Défenseur d’une authentique musique française, Camille Saint-Saëns fuyait toute influence des compositeurs romantiques allemands et frémissait devant les excès modernes de ses contemporains Debussy et Stravinsky, ce qui ne le rendait pas particulièrement populaire.
Aujourd’hui encore, Saint-Saëns est trop souvent dépeint comme un conservateur ringard. Pourtant, il abordait les genres classiques d’une manière unique, voire progressiste. Son Deuxième Concerto pour piano est ainsi tout sauf conventionnel.
Saint-Saëns était ce que l’on appelle un enfant prodige. La liste de ses talents est longue : outre compositeur et chef d’orchestre, il était notamment pianiste, organiste, dramaturge, critique et scientifique. Il trouva même le temps d’écrire des récits de voyage. Il était également connu pour sa rapidité de composition, ce qui s’avéra utile lorsque le célèbre pianiste et chef d’orchestre russe Anton Rubinstein, l’un de ses bons amis, vint dans la capitale française en 1868 pour une série de huit concerts ; Saint-Saëns était au pupitre de chef d’orchestre. Juste avant la fin de cette tournée, Rubinstein décida de faire ses débuts de chef d’orchestre à Paris, avec Saint-Saëns en soliste. La prochaine date libre pour un concert à la salle Pleyel était trois semaines plus tard : en dix-sept jours, Saint-Saëns acheva son Deuxième Concerto pour piano. Il ne restait plus beaucoup de temps pour les répétitions et Saint-Saëns ne fut pas très satisfait de la représentation, le 13 mai 1868.
Pourtant, le Concerto pour piano en sol mineur devint l’une des œuvres de Saint-Saëns les plus populaires et les plus jouées. L’œuvre est conçue comme un « concerto symphonique », avec un rôle dramatique confié au soliste.
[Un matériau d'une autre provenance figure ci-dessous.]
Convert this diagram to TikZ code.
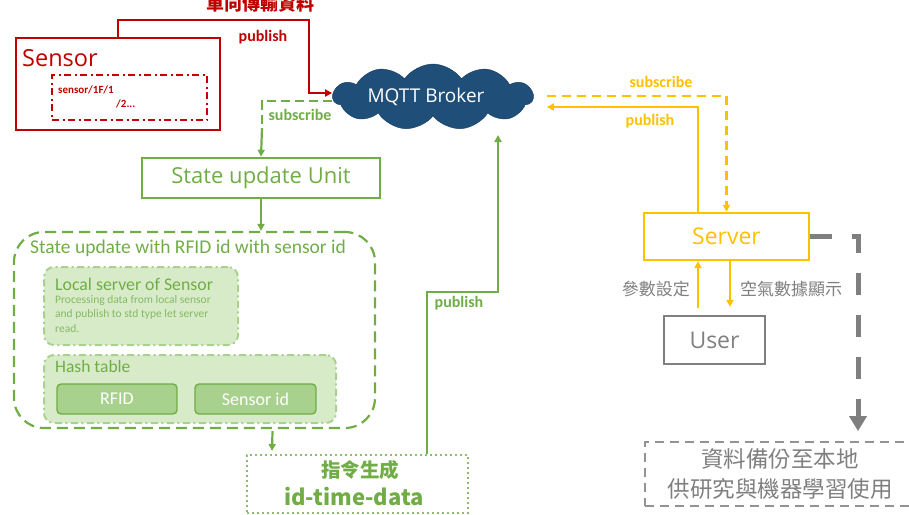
\documentclass[tikz,border=0pt]{standalone}
\usepackage{fontspec}
\setmainfont{Open Sans}
\newfontfamily\calib{Carlito}
\newfontfamily\cjk{Noto Sans CJK TC}
\usetikzlibrary{calc,shapes.symbols,arrows.meta}

\definecolor{cred}{HTML}{C00000}
\definecolor{cgreen}{HTML}{70AD47}
\definecolor{cgold}{HTML}{FFC000}
\definecolor{cgray}{HTML}{7F7F7F}
\definecolor{cblue}{HTML}{1F4E79}
\definecolor{clight}{HTML}{D8EBC9}
\definecolor{cmid}{HTML}{A9D18E}

\tikzset{
  box/.style={draw, rectangle, inner sep=0pt, align=center},
  dashdot/.style={dash pattern=on 7pt off 3.5pt on 2pt off 3.5pt},
  arr/.style={-{Triangle[length=7pt,width=7pt]}},
  lbl/.style={font=\calib\bfseries\fontsize{16}{19}\selectfont, inner sep=0pt},
}

\begin{document}
\begin{tikzpicture}[x=1pt,y=-1pt]
\useasboundingbox (0,0) rectangle (909,514);
\clip (0,0) rectangle (909,514);

% ---------- sensor ----------
\node[box, draw=cred, line width=2.4pt, minimum width=204pt, minimum height=92pt] (sensor) at (118,84) {};
\node[anchor=west, text=cred, font=\fontsize{23.5}{26}\selectfont, inner sep=0pt] (sensortitle) at (22,58) {Sensor};
\node[box, draw=cred, line width=1.8pt, dashdot, minimum width=155pt, minimum height=45pt] (topics) at (129.5,97.5) {};
\node[anchor=west, text=cred, font=\calib\bfseries\fontsize{11}{13}\selectfont, inner sep=0pt] (t1) at (58,90) {sensor/1F/1};
\node[anchor=west, text=cred, font=\calib\bfseries\fontsize{11}{13}\selectfont, inner sep=0pt] (t2) at (116,104) {/2...};

% ---------- broker ----------
\node[cloud, cloud puffs=11, cloud puff arc=110, aspect=3.2, fill=cblue, draw=cblue!80!black, line width=0.4pt,
      minimum width=200pt, minimum height=66pt, inner sep=0pt] (broker) at (433,97) {};
\node[text=white, font=\fontsize{19}{22}\selectfont, inner sep=0pt] (brokertext) at (426,97) {MQTT Broker};

% ---------- green chain ----------
\node[box, draw=cgreen, line width=2.6pt, minimum width=238pt, minimum height=40pt,
      text=cgreen, font=\fontsize{22}{26}\selectfont] (sunit) at (261,178) {State update Unit};

\node[box, draw=cgreen, line width=2.2pt, dash pattern=on 11pt off 6pt, rounded corners=30pt,
      minimum width=361pt, minimum height=196pt] (big) at (194.5,330) {};
\node[anchor=west, text=cgreen, font=\calib\fontsize{19.5}{22}\selectfont, inner sep=0pt] (bigtitle) at (30,248) {State update with RFID id with sensor id};

\node[box, draw=cmid, fill=clight, line width=2pt, dashdot, rounded corners=10pt,
      minimum width=194pt, minimum height=78pt] (local) at (141,306) {};
\node[anchor=west, text=cgreen, font=\calib\fontsize{17.8}{20}\selectfont, inner sep=0pt] (localtitle) at (55,284) {Local server of Sensor};
\node[anchor=north west, text=cgreen!85, font=\calib\fontsize{11.5}{14.5}\selectfont, inner sep=0pt, align=left] (localtext) at (55,295)
  {Processing data from local sensor\\and publish to std type let server\\read.};

\node[box, draw=cmid, fill=clight, line width=2pt, dashdot, rounded corners=10pt,
      minimum width=292pt, minimum height=68pt] (hash) at (190,389) {};
\node[anchor=west, text=cgreen, font=\calib\fontsize{17.5}{20}\selectfont, inner sep=0pt] (hashtitle) at (55,366) {Hash table};
\node[box, draw=cgreen, fill=cmid, line width=1.4pt, rounded corners=4pt, minimum width=120pt, minimum height=30pt,
      text=white, font=\calib\fontsize{18}{20}\selectfont] (rfid) at (117,399) {RFID};
\node[box, draw=cgreen, fill=cmid, line width=1.4pt, rounded corners=4pt, minimum width=121pt, minimum height=30pt,
      text=white, font=\calib\fontsize{18}{20}\selectfont] (sid) at (255.5,399) {Sensor id};

\node[box, draw=cgreen!80, line width=2pt, dash pattern=on 2pt off 3pt, minimum width=221pt, minimum height=58pt] (cmd) at (357.5,484) {};
\node[text=cgreen, font=\cjk\bfseries\fontsize{19.5}{22}\selectfont, inner sep=0pt] (cmdcjk) at (360,470) {指令生成};
\node[text=cgreen, font=\cjk\bfseries\fontsize{22}{25}\selectfont, inner sep=0pt] (cmdtext) at (354,497) {id-time-data};

% ---------- server side ----------
\node[box, draw=cgold, line width=2.4pt, minimum width=165pt, minimum height=47pt,
      text=cgold, font=\fontsize{23}{26}\selectfont] (server) at (726.5,236.5) {Server};
\node[box, draw=cgray, line width=2.4pt, minimum width=101pt, minimum height=48pt,
      text=cgray, font=\fontsize{23}{26}\selectfont] (user) at (714.5,340) {User};
\node[box, draw=cgray!85, line width=1.8pt, dash pattern=on 9pt off 6pt, minimum width=270pt, minimum height=64pt,
      text=cgray, font=\cjk\fontsize{22.5}{30}\selectfont] (backup) at (780,474)
  {資料備份至本地\\供研究與機器學習使用};

% ---------- connectors ----------
% sensor -> broker (publish)
\draw[cred, line width=2.2pt, arr] (sensor.north) |- (309,20) |- ($(broker.west)+(0,-4)$);
\node[lbl, text=cred] (pubred) at (263,37) {publish};
\node[text=cred, font=\cjk\bfseries\fontsize{18}{20}\selectfont, inner sep=0pt] (oneway) at (260,4) {單向傳輸資料};

% broker -> state update unit (subscribe)
\draw[cgreen, line width=2.2pt, dash pattern=on 9pt off 5pt] ($(broker.west)+(0,4)$) -| (262,128);
\draw[cgreen, line width=2.2pt, arr] (262,128) -- (sunit.north);
\node[lbl, text=cgreen] (subgreen) at (300,115) {subscribe};

% state update unit -> state box
\draw[cgreen, line width=2.2pt, arr] (sunit.south) -- (sunit.south |- big.north);
% state box -> command
\draw[cgreen, line width=2.2pt, arr] ($(big.south)+(78,2)$) -- ($(cmd.north)+(-85.5,-3)$);

% command -> broker (publish)
\draw[cgreen, line width=2.2pt, arr] ($(cmd.north)+(69.5,0)$) |- (498,292) -- (498,135);
\node[lbl, text=cgreen] (pubgreen) at (459,303) {publish};

% broker -> server (subscribe), server -> broker (publish)
\draw[cgold, line width=2.2pt, dash pattern=on 9pt off 6pt, arr] ($(broker.east)+(13,-1)$) -| (server.north);
\node[lbl, text=cgold] (subgold) at (661,82) {subscribe};
\draw[cgold, line width=2.2pt, arr] ($(server.north)+(-28.5,0)$) |- ($(broker.east)+(13,10)$);
\node[lbl, text=cgold] (pubgold) at (650,121) {publish};

% server <-> user
\draw[cgold, line width=2.2pt, arr] ($(user.north)+(-16.5,-7)$) -- ($(server.south)+(-28.5,0)$);
\draw[cgold, line width=2.2pt, arr] ($(server.south)+(3.5,0)$) -- ($(user.north)+(15.5,-8)$);
\node[anchor=east, text=cgray, font=\cjk\fontsize{17}{20}\selectfont, inner sep=0pt] (setp) at (690,289) {參數設定};
\node[anchor=west, text=cgray, font=\cjk\fontsize{17}{20}\selectfont, inner sep=0pt] (showp) at (740,289) {空氣數據顯示};

% server -> backup
\draw[cgray, line width=5pt, dash pattern=on 22pt off 20pt, -{Triangle[length=15pt,width=17pt]}]
  (server.east) -| ($(backup.north)+(78,-10)$);
\end{tikzpicture}
\end{document}
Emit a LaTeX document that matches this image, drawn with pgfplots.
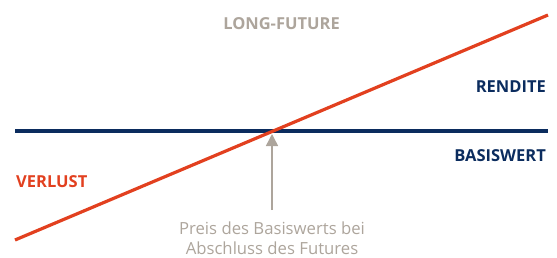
\documentclass[border=0pt]{standalone}
\usepackage{pgfplots}
\pgfplotsset{compat=1.18}
\usepackage{fontspec}
\setmainfont{Open Sans}
\usetikzlibrary{arrows.meta}
\definecolor{redl}{HTML}{E2401F}
\definecolor{navy}{HTML}{0B2C5E}
\definecolor{greyt}{HTML}{ADA59C}
\begin{document}
\begin{tikzpicture}
\begin{axis}[
  scale only axis, width=557bp, height=255bp,
  xmin=0, xmax=557, ymin=0, ymax=255, y dir=reverse,
  hide axis, clip=false,
]
\path (axis cs:0,0) rectangle (axis cs:557,255);
% Basiswert
\addplot[navy, line width=3.2bp] coordinates {(15,131) (548,131)};
% Long future
\addplot[redl, line width=3.2bp] coordinates {(15,240) (548,15)};
% arrow
\addplot[greyt, line width=1.5bp, -{Triangle[width=12bp,length=12bp]}] coordinates {(272,210) (272,134)};
\node[greyt, font=\fontsize{16.5bp}{19bp}\selectfont\bfseries] at (axis cs:281.5,24) {LONG-FUTURE};
\node[navy, font=\fontsize{16.5bp}{19bp}\selectfont\bfseries, anchor=east, inner sep=0pt] at (axis cs:546,86.5) {RENDITE};
\node[navy, font=\fontsize{16.5bp}{19bp}\selectfont\bfseries, anchor=east, inner sep=0pt] at (axis cs:546,155.5) {BASISWERT};
\node[redl, font=\fontsize{16.5bp}{19bp}\selectfont\bfseries, anchor=west, inner sep=0pt] at (axis cs:16,182) {VERLUST};
\node[greyt, font=\fontsize{16.7bp}{19.5bp}\selectfont, align=center] at (axis cs:272,238) {Preis des Basiswerts bei\\Abschluss des Futures};
\end{axis}
\end{tikzpicture}
\end{document}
Cela frappe dès le premier mouvement, dans lequel Saint-Saëns surprend avec un passage lent et libre pour le piano solo duquel Bach ne semble pas bien loin. Saint-Saëns, qui était un organiste doué et très admiré, notamment par Liszt, conçut probablement ce passage lors d’une improvisation à l’orgue. Avec ce premier mouvement lent, Saint-Saëns modifie l’ordre traditionnel du concerto, passant de rapide-lent-rapide à lent-rapide-rapide. Le deuxième mouvement virtuose, le préféré du public lors de la création, donc, et la tarentelle tourbillonnante du finale offrent un véritable défi au pianiste.